Ce flot insupportable de restrictions des libertés individuelles et publiques aura été la goutte d'eau qui a sonné la révolte, en début de semaine, dans les rangs de la population. Las d'être continuellement abandonnés par leur armée et les autorités centrales, les habitants de Gao ont fini par prendre leur destin en main en réagissant à la domination étrangère par un héroïsme qui doit faire honte à la junte. Ils ont bravé l'envahisseur à coups de pierres et de manchettes et au prix de leurs vies ont réussi, en tout cas jusqu'ici, à se débarrasser de leur joug.

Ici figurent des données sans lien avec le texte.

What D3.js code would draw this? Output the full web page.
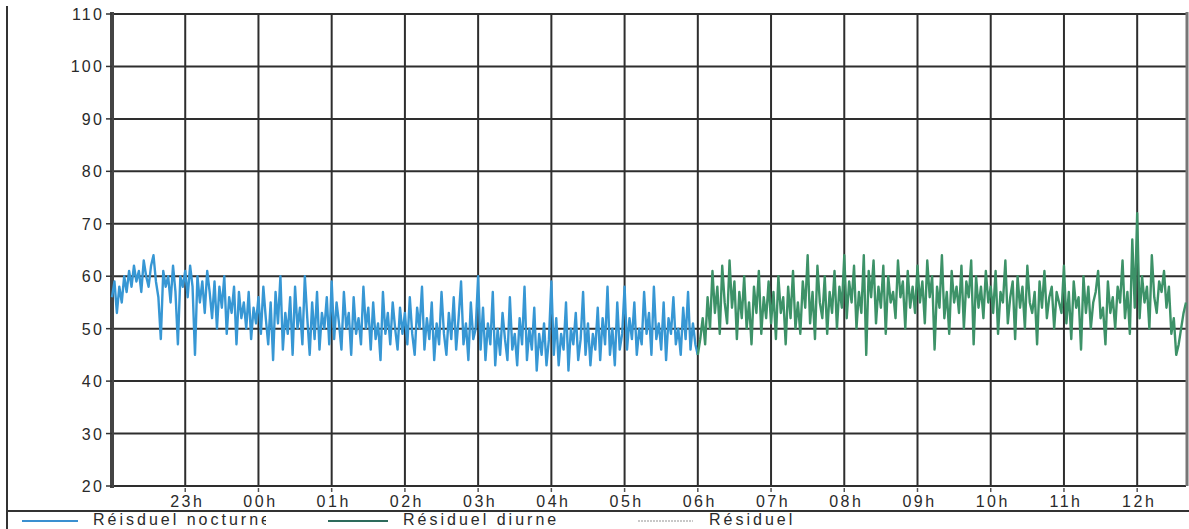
<!DOCTYPE html>
<html lang="fr">
<head>
<meta charset="utf-8">
<title>Résiduel</title>
<script src="https://cdn.jsdelivr.net/npm/d3@7/dist/d3.min.js"></script>
<style>
  body { margin: 0; background: #fff; }
  text { font-family: "Liberation Sans", Arial, sans-serif; fill: #2a2a2a; }
</style>
</head>
<body>
<svg id="chart" width="1189" height="529"></svg>
<script>
// niveaux relevés toutes les 2 minutes, lus sur le graphique
// nocturne : 22h00 -> 06h00
const nocturne = [
  56,59,53,58,55,60,57,61,58,62,59,61,57,63,60,58,62,64,59,56,48,61,58,60,55,62,57,47,60,58,
  61,56,62,58,45,60,55,59,53,61,57,52,59,50,58,54,60,49,56,53,58,47,57,52,55,50,57,48,54,51,
  56,49,58,52,47,55,44,57,51,60,46,53,49,56,45,58,50,54,47,60,52,45,55,48,57,46,53,50,56,47,
  59,48,55,51,46,57,50,53,45,56,49,52,47,58,50,54,46,55,48,51,44,57,49,53,47,55,50,46,54,49,
  53,47,56,49,45,54,50,58,46,52,48,55,44,51,47,57,49,45,53,48,56,46,52,59,47,51,44,55,48,50,
  60,46,54,44,51,47,57,43,50,45,53,48,44,56,46,49,43,52,47,58,44,50,46,54,42,49,45,51,43,48,
  59,45,52,43,49,46,55,42,50,47,53,44,48,57,45,51,43,49,46,54,44,52,47,58,45,50,43,55,46,49,
  58,46,52,48,55,45,50,47,57,49,53,45,58,48,51,46,55,44,52,49,56,47,50,45,54,48,57,46,51,47,
  45
];
// diurne : 06h00 -> 12h40
const diurne = [
  45,48,52,47,56,50,61,53,58,49,62,55,51,63,54,59,48,57,52,60,50,55,47,58,53,61,49,56,52,59,
  51,57,48,60,53,56,47,58,52,61,50,55,49,59,54,64,51,57,48,62,55,52,60,49,57,53,61,50,58,54,
  64,52,59,55,62,50,57,53,64,45,61,56,63,51,58,54,62,49,60,55,57,52,63,56,59,50,61,54,58,53,
  62,55,59,51,63,56,60,46,58,54,64,52,57,49,61,55,58,53,62,50,59,56,63,47,60,54,58,52,61,55,
  58,53,61,49,57,55,63,51,56,59,48,60,54,58,50,62,55,53,57,47,59,54,61,52,56,58,50,57,55,53,
  62,51,57,48,59,54,56,46,60,53,58,50,55,57,61,52,54,47,59,53,56,50,58,55,63,52,57,49,67,54,
  72,52,60,55,58,50,64,56,53,59,57,61,54,58,49,52,45,47,50,53,
  55
];
const yTicks = [20, 30, 40, 50, 60, 70, 80, 90, 100, 110];
const hourLabels = ["23h","00h","01h","02h","03h","04h","05h","06h","07h","08h","09h","10h","11h","12h"];
const legendItems = ["Réisduel nocturne", "Résiduel diurne", "Résiduel"];

const svg = d3.select("#chart");
const start = new Date(2020, 0, 1, 22, 0);
const end = new Date(2020, 0, 2, 12, 40);
const step = 2 * 60 * 1000;

const x = d3.scaleTime().domain([start, end]).range([112, 1186]);
const y = d3.scaleLinear().domain([20, 110]).range([486, 14]);

const nightData = nocturne.map((v, i) => ({ t: new Date(+start + i * step), v }));
const dayStart = new Date(2020, 0, 2, 6, 0);
const dayData = diurne.map((v, i) => ({ t: new Date(+dayStart + i * step), v }));

// cadre extérieur
svg.append("line").attr("x1", 7).attr("x2", 7).attr("y1", 6).attr("y2", 529)
  .attr("stroke", "#333").attr("stroke-width", 2);
svg.append("line").attr("x1", 7).attr("x2", 1189).attr("y1", 511).attr("y2", 511)
  .attr("stroke", "#333").attr("stroke-width", 2);

// grille horizontale
svg.append("g").selectAll("line").data(yTicks).join("line")
  .attr("x1", 112).attr("x2", 1186)
  .attr("y1", d => y(d)).attr("y2", d => y(d))
  .attr("stroke", "#2e2e2e").attr("stroke-width", 2);

// grille verticale (chaque heure)
const hours = d3.timeHour.range(new Date(2020, 0, 1, 23, 0), new Date(2020, 0, 2, 12, 1));
svg.append("g").selectAll("line").data(hours).join("line")
  .attr("x1", d => x(d)).attr("x2", d => x(d))
  .attr("y1", 14).attr("y2", 486)
  .attr("stroke", "#2e2e2e").attr("stroke-width", 2);
svg.append("g").selectAll("line").data(hours).join("line")
  .attr("x1", d => x(d)).attr("x2", d => x(d))
  .attr("y1", 488).attr("y2", 492)
  .attr("stroke", "#555").attr("stroke-width", 1.5);

// axe gauche + bord droit
svg.append("line").attr("x1", 112).attr("x2", 112).attr("y1", 12).attr("y2", 488)
  .attr("stroke", "#444").attr("stroke-width", 4);
svg.append("line").attr("x1", 1187).attr("x2", 1187).attr("y1", 12).attr("y2", 486)
  .attr("stroke", "#777").attr("stroke-width", 3);
svg.append("g").selectAll("line").data(yTicks).join("line")
  .attr("x1", 106).attr("x2", 112)
  .attr("y1", d => y(d)).attr("y2", d => y(d))
  .attr("stroke", "#333").attr("stroke-width", 1.5);

// libellés
svg.append("g").selectAll("text").data(yTicks).join("text")
  .attr("x", 104).attr("y", d => y(d) + 6)
  .attr("text-anchor", "end")
  .style("font-size", "16px").style("letter-spacing", "2.2px")
  .text(d => d);
svg.append("g").selectAll("text").data(hours).join("text")
  .attr("x", (d, i) => x(d) + 2).attr("y", 507)
  .attr("text-anchor", "middle")
  .style("font-size", "16px").style("letter-spacing", "2.5px")
  .text((d, i) => hourLabels[i]);

// séries
const line = d3.line().x(d => x(d.t)).y(d => y(d.v));
svg.append("path").datum(nightData).attr("d", line)
  .attr("fill", "none").attr("stroke", "#3797d4").attr("stroke-width", 2.4)
  .attr("stroke-linejoin", "round");
svg.append("path").datum(dayData).attr("d", line)
  .attr("fill", "none").attr("stroke", "#3d9268").attr("stroke-width", 2.4)
  .attr("stroke-linejoin", "round");

// légende
svg.append("clipPath").attr("id", "clipLeg")
  .append("rect").attr("x", 0).attr("y", 512).attr("width", 266).attr("height", 17);
const leg = [
  { x1: 22, x2: 78, tx: 93, color: "#3a8fd0", dash: null, clip: true },
  { x1: 328, x2: 388, tx: 403, color: "#2d6b5c", dash: null, clip: false },
  { x1: 638, x2: 693, tx: 709, color: "#c8c8c8", dash: "2,1", clip: false }
];
leg.forEach((l, i) => {
  svg.append("line").attr("x1", l.x1).attr("x2", l.x2).attr("y1", 521).attr("y2", 521)
    .attr("stroke", l.color).attr("stroke-width", 2)
    .attr("stroke-dasharray", l.dash);
  const t = svg.append("text").attr("x", l.tx).attr("y", 525)
    .style("font-size", "16px").style("letter-spacing", "3px")
    .text(legendItems[i]);
  if (l.clip) t.attr("clip-path", "url(#clipLeg)");
});
</script>
</body>
</html>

Surpris par ce sursaut patriotique inattendu, les combattants d'Ançardine n'ont eu le choix que de se replier derrière la ville, en dissuadant la meute par des tirs de sommation. En abandonnant du même coup la ville, les envahisseurs ont ainsi fait place à une guérilla urbaine qui consiste désormais à traquer leur présence un peu partout et à protéger les citoyens et leurs biens contre les atteintes.
Cet acte héroïque, en attendant de servir de leçon de patriotisme dans nos écoles militaires, aura donné des idées aux milieux ressortissants nordistes, lesquels se tournent depuis longtemps le pouce devant l'embarras posé par l'occupation sans résistance de leurs terroirs respectifs. Lors de sa dernière rencontre, avant-hier mardi, le COREN a appelé tous les volontaires exilés dans la capitale de se joindre massivement à la résistance des populations de Gao et d'ailleurs, pour bouter les envahisseurs hors des contrées occupées. Idem pour les populations nomades de l'Est de Gao massés depuis longtemps vers la frontière nigérienne. Sous l'égide du Colonel-Major Elhaj Gamou, ils sont en train de s'organiser à leur tour pour la même cause.